ST. MARYS — Repairs expected to begin this month on a remnant of a Pleasants County span with ties to the ill-fated Silver Bridge have been delayed until early next year, according to the state Department of Transportation.
The Ohio River Back Channel Truss Bridge at St. Marys, once a portion of an access ramp to the Clarksburg-Columbus Short Route Bridge, which opened to traffic on Oct. 25, 1928, now provides vehicle and pedestrian access to 240-acre Middle Island, the largest of the 22 islands in the Ohio River Islands National Wildlife Refuge. The island is one of only two in the refuge connected to the mainland with bridges, providing access to 3.5 miles of hiking and biking trails, a 1.6-mile auto trail with interpretive signs posted at pull-off areas, abundant fishing access and a wildlife viewing blind overlooking a wetland.
The refuge posted a notice on its website in March notifying the public that the truss bridge was expected to close for up to two years starting in June to accommodate repairs that include removing the old ramp leading off the bridge and onto the island, built at a sharp, perpendicular angle, and replacing it with new, gently curved ramp that would allow school buses and other large vehicles to gain access to Middle Island.
Refurbishing and enhancing the infrastructure of the 89-year-old truss bridge and adding a protected pedestrian walkway to it are also expected to be a part of the repair project.
“Right now, the project is programmed for the first of next year,” Brent Walker, spokesman for the Department of Transportation, said. “There have been plans afloat for a long time, but we’re not quite there yet.”
So far, Walker said, no funding has been allocated for the project, which has been on the drawing board since 2006.

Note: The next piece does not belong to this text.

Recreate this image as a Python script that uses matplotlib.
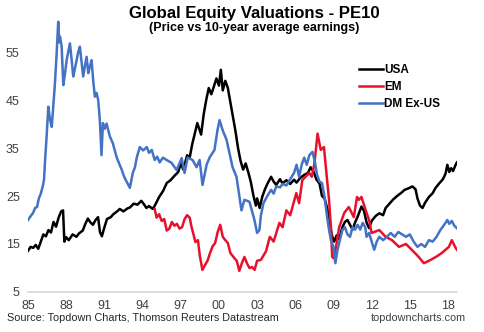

The Ohio River Back Channel Truss Bridge, as the span providing access to Middle Island is officially known, was once a segment of an approach ramp to the Clarksburg-Columbus Short Route Bridge, which opened to traffic on Oct. 25, 1928. The privately built suspension bridge, which carried vehicles across the Ohio River between St. Marys and Newport, Ohio, was a sister span of the Silver Bridge, completed five months earlier 75 miles downstream at Point Pleasant. Although the two bridges used different approach systems, the main suspension portions spanning the Ohio were built using the same engineer, contractor, fabricator and shop drawings.
The suspension bridges were supported with a new heat-treated eyebar chain system, “the first of its type in the United States,” according to a 1929 edition of the Engineering News Record, instead of conventional wire cables. Both spans initially operated as toll bridges until the state of West Virginia bought the St. Marys bridge in 1937 and the Silver Bridge in 1941.
On Dec. 15, 1967, the Silver Bridge collapsed during the afternoon rush hour during a busy Christmas shopping season, sending 32 vehicles into the icy waters of the Ohio River, killing 46 people.
The collapsed bridge’s twin span at St. Marys was closed for inspection immediately after the disaster, and a ferry system was put in place until a decision was made to build a new bridge several hundred yards downstream. The new Hi Carpenter Memorial Bridge opened for traffic in 1977.
The Silver Bridge’s twin span at St. Marys was demolished in 1971, except for the 457-foot truss bridge segment leading from St. Marys to Middle Island.
“We are looking forward to the bridge repairs,” Rebecca Young, Ohio River Islands National Wildlife Refuge manager, said. “It will be great to be able to bring school buses out there and have more programs available for school groups.”
Bridge access and a trail system make Middle Island the most visited island in the refuge. In addition to providing access to birders, wildlife viewing enthusiasts, anglers and bow-hunters, Middle Island is visited daily by joggers and walkers from the St. Marys area, Young said.
Assuming the bridge is eventually closed for repairs, the island will remain open to the public and the trails will be maintained, Young said, but visitors will need boats to access the site.